Researchers at Penn State University are looking at turning a tree seen as not much more than a weed into biomass. This article from the Centre Daily Times in State College, Pennsylvania, the school’s hometown, says researchers are working on a $10 million, 5-year project, funded by the U.S. Department of Agriculture, to grow shrub willow as the next great biofuel feedstock.
On the the edge of a cornfield just off Interstate 99 between State College and Bellefonte, researchers planted 34 acres of shrub willow in 2012 and sat back to wait. After one early harvest, Armen Kemanian, assistant professor of production systems and modeling, said he and his team waited three years for the plants to grow enough to mow them down.
That time came this month as equipment was brought in from New York, giant harvesters that drove over the 20-foot-tall crop, not only chopping them down but grinding them into chips. Each pass of harvester turned a long row of the skinny trees into a truckload of mulchy mass.
Three years of growth are expected to produce about 800 tons, but that’s one of the things Kemanian says they are measuring. There are other places that grow shrub willow for its biomass potential, like in New York and Canada. The Penn State study is exploring how the native Eurasian crop fares a little more to the south.

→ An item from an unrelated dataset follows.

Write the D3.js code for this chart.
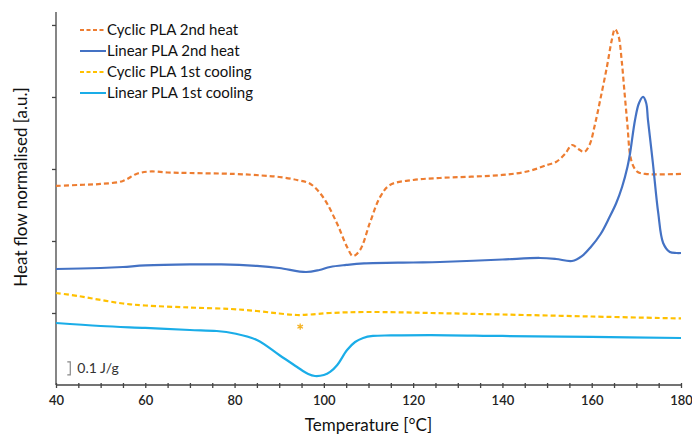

“We are working out some of the kinks,” said Michael Jacobson, professor of forest resources and Penn State and Kemanian’s NewBio co-chairman. “The point is, it’s very important to understand the economics. You can’t look at just one harvest and decide if it breaks even or not. There are 15 to 20 years of multiple cycles.”
The researchers say the willows planted in 2012 are expected to regenerate about seven times, leading to decades of harvesting. And it can be grown on land that wouldn’t normally support other crops.